Dr. Octagon is an X-rated barrel-shot through the grotesque-minded brilliance of the lyrical magician Kool Keith, backed with the autonomous production of the genre-bending (never breaking) Mr. Dan Nakamura (AKA Dan the Automator), mingled with the turntable chemist DJ Q-Bert (as well as a slew of genteel guest stars). In short, Dr. Octagon is the last doctor you’ll ever need, because he’s the last doctor you’ll ever see. Your mother would not approve of this disgusting display of Hip-Hop-ery.
What would qualify as “your mother’s Hip-Hop” you ask?
– Fat Boys
– PM Dawn
– Vanilla Ice (after a sixer of Zima)
The doctor is out… call back after midnight to make an appointment with the receptionist.
(Please note that this is not an album review. This has been explicitly stated so that I may repurpose this album for a future, much less lazy-minded post, you dig?)
Long and tumultuous is the road to a completed collection. Be it the full 792 cards in the 1990 Topps baseball set, all four collectible Garfield and Odie mugs released by McDonald’s back in 1978, or in this case, my half completed collection of Grand Royal Magazines.
With issue #1 released in 1993 (and one of the three I don’t have), and the final issue, #6, released in 1997, it’s safe to say the Grand Royal team was taking their sweet-ass time publishing these now sought-after mid-90s gems.

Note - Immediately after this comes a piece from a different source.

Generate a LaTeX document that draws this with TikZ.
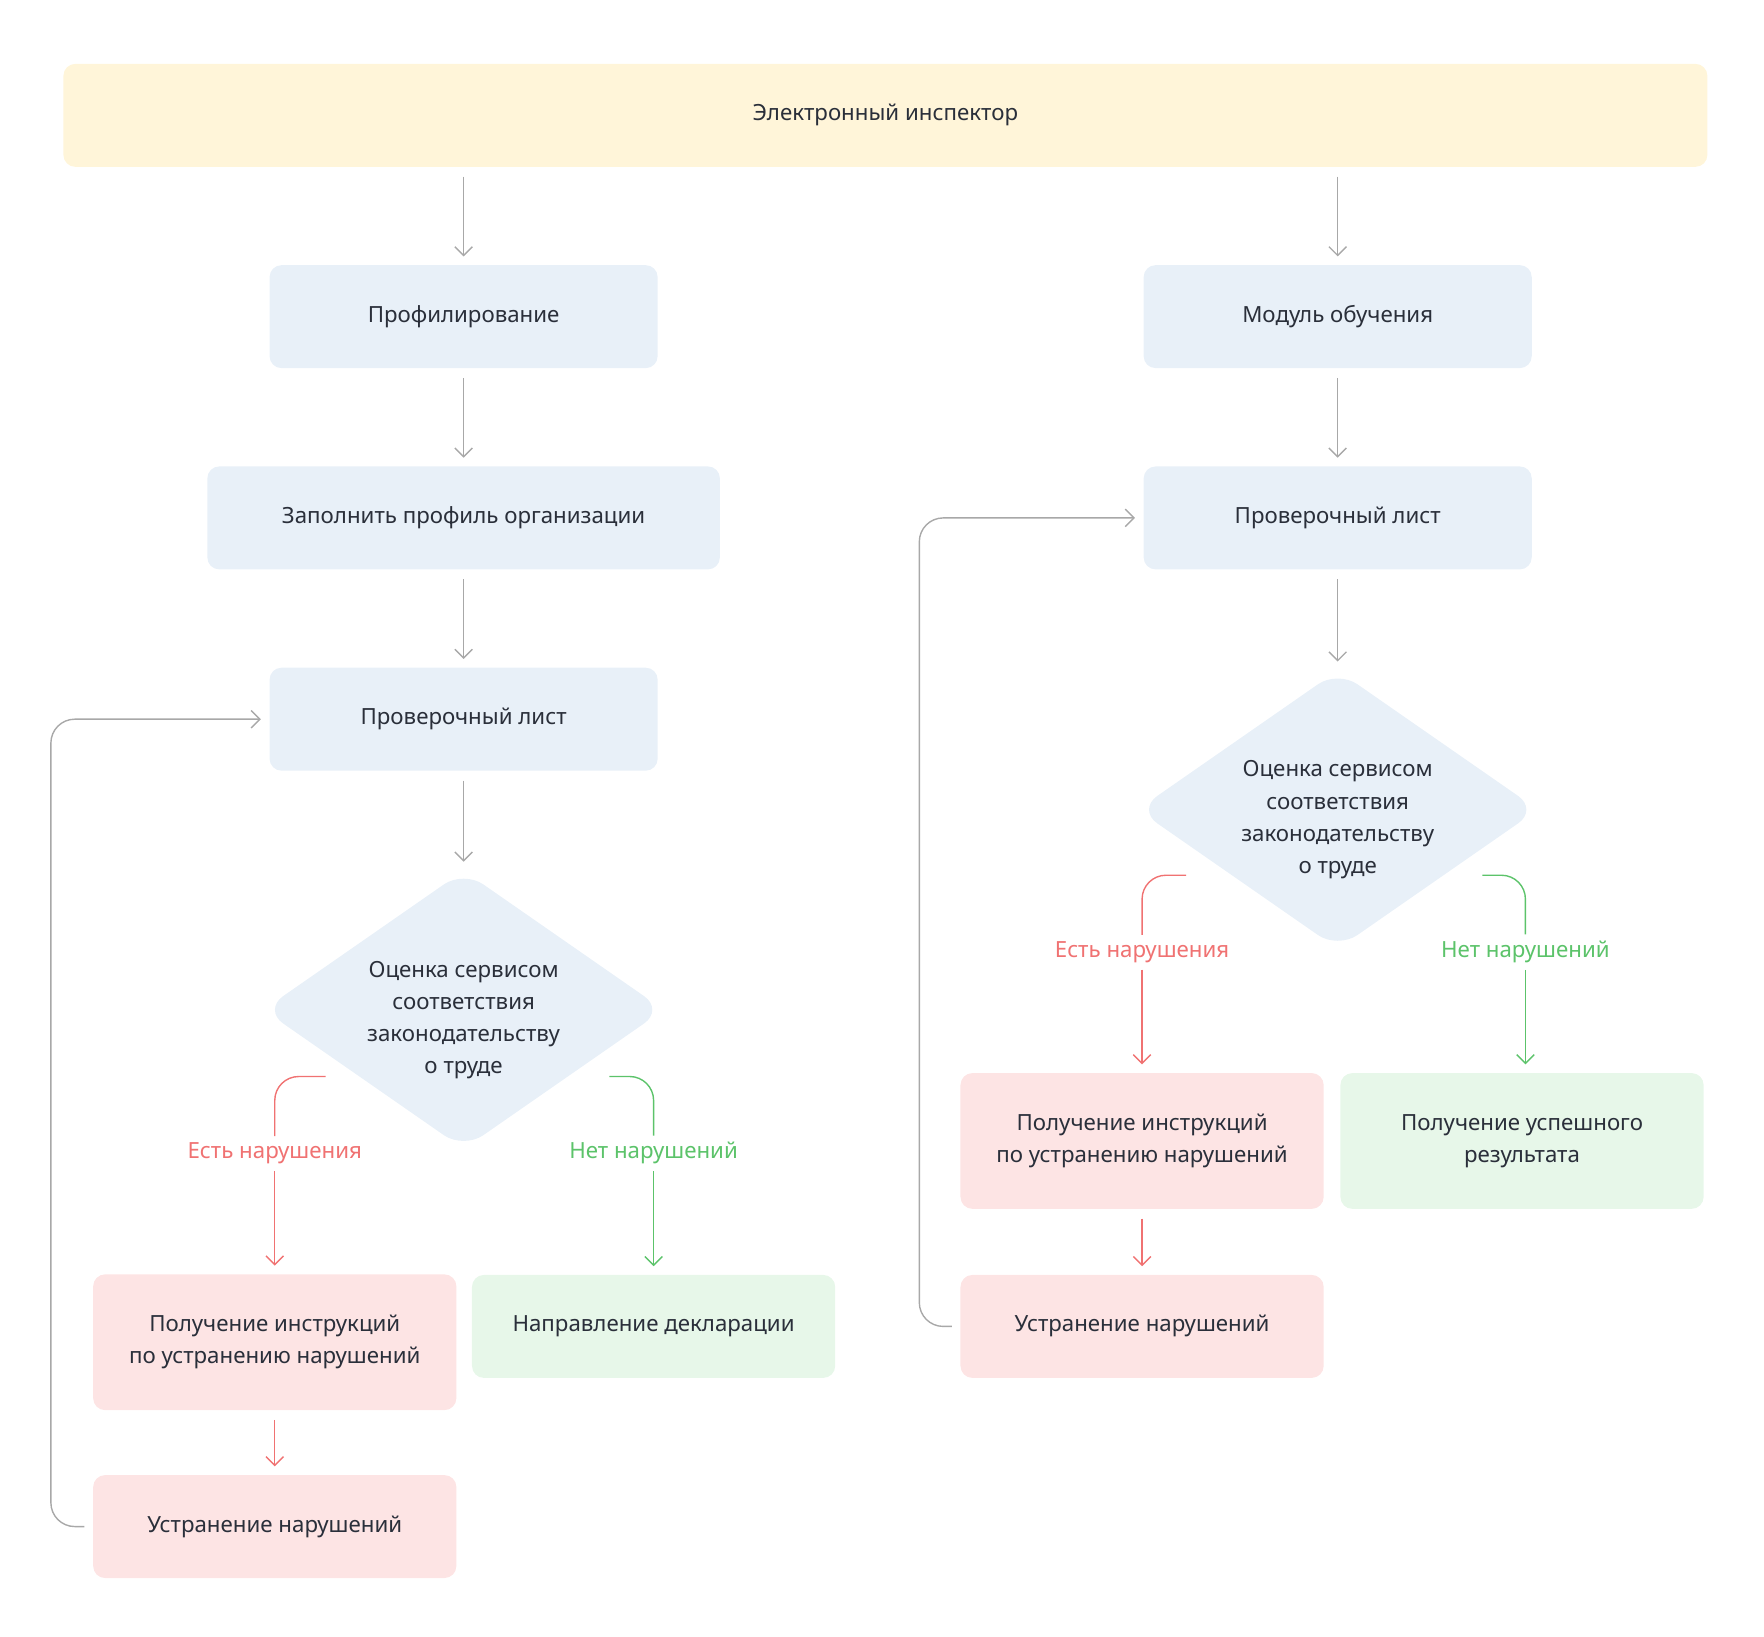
\documentclass[tikz,border=0pt]{standalone}
\usepackage{fontspec}
\setmainfont{Noto Sans}
\usetikzlibrary{arrows.meta,positioning}
\definecolor{txt}{HTML}{2A2F3A}
\definecolor{bluef}{HTML}{E8F0F8}
\definecolor{redf}{HTML}{FDE4E4}
\definecolor{greenf}{HTML}{E7F7E9}
\definecolor{yellowf}{HTML}{FFF5D9}
\definecolor{redl}{HTML}{F07272}
\definecolor{greenl}{HTML}{5CC36A}
\definecolor{grayl}{HTML}{A8A8A8}
\begin{document}
\begin{tikzpicture}[%
  x = 0.01cm, y = -0.01cm,
  font = \fontsize{5.6}{8.1}\selectfont\bfseries,
  box/.style = {rounded corners = 3pt, inner sep = 0pt, text = txt, align = center,
    minimum height = 0.91cm},
  blue/.style = {box, fill = bluef, minimum width = 3.43cm},
  red/.style = {box, fill = redf, minimum width = 3.21cm},
  green/.style = {box, fill = greenf, minimum width = 3.21cm},
  arr/.style = {draw = grayl, line width = 0.35pt, -{Straight Barb[length = 2.2pt, width = 4.4pt]}},
  lab/.style = {font = \fontsize{5.6}{7}\selectfont, fill = white, inner sep = 1.5pt},
  dia/.style = {fill = bluef, rounded corners = 6pt}]
  \useasboundingbox (0, 0) rectangle (1560, 1447);

  \node[box, fill = yellowf, minimum width = 14.53cm] (top) at (783, 102) {Электронный инспектор};

  % left column
  \node[blue] (prof) at (410, 280) {Профилирование};
  \node[blue, minimum width = 4.53cm] (fill) at (410, 458) {Заполнить профиль организации};
  \node[blue] (chkl) at (410, 636) {Проверочный лист};
  \fill[dia] (410, 770) -- (587, 893) -- (410, 1016) -- (233, 893) -- cycle;
  \node[text = txt, align = center] (evall) at (410, 902)
    {Оценка сервисом\\соответствия\\законодательству\\о труде};
  \node[red, minimum height = 1.2cm] (instl) at (243, 1187) {Получение инструкций\\по устранению нарушений};
  \node[green] (decl) at (578, 1173) {Направление декларации};
  \node[red] (fixl) at (243, 1350) {Устранение нарушений};

  % right column
  \node[blue] (mod) at (1183, 280) {Модуль обучения};
  \node[blue] (chkr) at (1183, 458) {Проверочный лист};
  \fill[dia] (1183, 593) -- (1360, 716) -- (1183, 839) -- (1006, 716) -- cycle;
  \node[text = txt, align = center] (evalr) at (1183, 725)
    {Оценка сервисом\\соответствия\\законодательству\\о труде};
  \node[red, minimum height = 1.2cm] (instr) at (1010, 1009) {Получение инструкций\\по устранению нарушений};
  \node[green, minimum height = 1.2cm] (okr) at (1346, 1009) {Получение успешного\\результата};
  \node[red] (fixr) at (1010, 1173) {Устранение нарушений};

  % branch labels
  \node[lab, text = redl] (yesl) at (243, 1020) {Есть нарушения};
  \node[lab, text = greenl] (nol) at (578, 1020) {Нет нарушений};
  \node[lab, text = redl] (yesr) at (1010, 842) {Есть нарушения};
  \node[lab, text = greenl] (nor) at (1349, 842) {Нет нарушений};
  \coordinate (dll) at (288, 952);
  \coordinate (dlr) at (539, 952);
  \coordinate (drl) at (1049, 774);
  \coordinate (drr) at (1311, 774);
  \coordinate (loopl) at (45, 636);
  \coordinate (loopr) at (813, 458);

  \draw[arr] ([yshift = -0.08cm]top.south -| prof) -- ([yshift = 0.07cm]prof.north);
  \draw[arr] ([yshift = -0.08cm]top.south -| mod) -- ([yshift = 0.07cm]mod.north);
  \draw[arr] ([yshift = -0.08cm]prof.south) -- ([yshift = 0.07cm]fill.north);
  \draw[arr] ([yshift = -0.08cm]fill.south) -- ([yshift = 0.07cm]chkl.north);
  \draw[arr] ([yshift = -0.08cm]chkl.south) -- (410, 762);
  \draw[arr] ([yshift = -0.08cm]mod.south) -- ([yshift = 0.07cm]chkr.north);
  \draw[arr] ([yshift = -0.08cm]chkr.south) -- (1183, 585);

  \draw[draw = redl, line width = 0.35pt, rounded corners = 6pt] (dll) -| (yesl.north);
  \draw[arr, draw = redl] (yesl.south) -- ([yshift = 0.07cm]instl.north -| yesl);
  \draw[draw = greenl, line width = 0.35pt, rounded corners = 6pt] (dlr) -| (nol.north);
  \draw[arr, draw = greenl] (nol.south) -- ([yshift = 0.07cm]decl.north);
  \draw[arr, draw = redl] ([yshift = -0.08cm]instl.south) -- ([yshift = 0.07cm]fixl.north);
  \draw[draw = redl, line width = 0.35pt, rounded corners = 6pt] (drl) -| (yesr.north);
  \draw[arr, draw = redl] (yesr.south) -- ([yshift = 0.07cm]instr.north);
  \draw[draw = greenl, line width = 0.35pt, rounded corners = 6pt] (drr) -| (nor.north);
  \draw[arr, draw = greenl] (nor.south) -- ([yshift = 0.07cm]okr.north -| nor);
  \draw[arr, draw = redl] ([yshift = -0.08cm]instr.south) -- ([yshift = 0.07cm]fixr.north);

  \draw[arr, rounded corners = 6pt] ([xshift = -0.07cm]fixl.west) -| (loopl) -- ([xshift = -0.07cm]chkl.west);
  \draw[arr, rounded corners = 6pt] ([xshift = -0.07cm]fixr.west) -| (loopr) -- ([xshift = -0.07cm]chkr.west);
\end{tikzpicture}
\end{document}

That initial judgment of a painfully obvious (and very Los Angeles) lackadaisical workflow couldn’t be further from the truth as this current issue, issue #3, is JAM-MUTHA-TRUCKIN’-PACKED! Packed with what, you ask? How about interviews with Dr. Octagon aka Kool Keith, San Pedro’s own Mike Watt, and the Dalai Lama (conducted by Adam Yauch, RIP MCA), a guide to sneaking into hotel pools in the Hollywood area courtesy of Spike Jonze, an in-depth look at the paintings of Evel Knievel, horse racing tips from Pavement’s Bob Nastanovich, and countless, as well as fearlessly stunning, vintage album ads spanning from Weezer’s Pinkerton to Sukia’s Contacto Espacial Con El Tercer Sexo… and all of this by page 37 (of 140)!!
It’s taken me close to 20 years to acquire three of only six Grand Royal Magazines, and it’ll probably take me another 20 to secure the remaining three. The upside, however, is that it’s taken me nearly two decades to ingest the onslaught found within issues 2, 3 and 5, so when my ship finally comes in, I’ll have another 20 years of dynamite reading material at my grubby little fingertips. (Often Wrong, Never in Doubt is the title to Grand Royal Magazine issue #3, btw. A straight lift on my part.)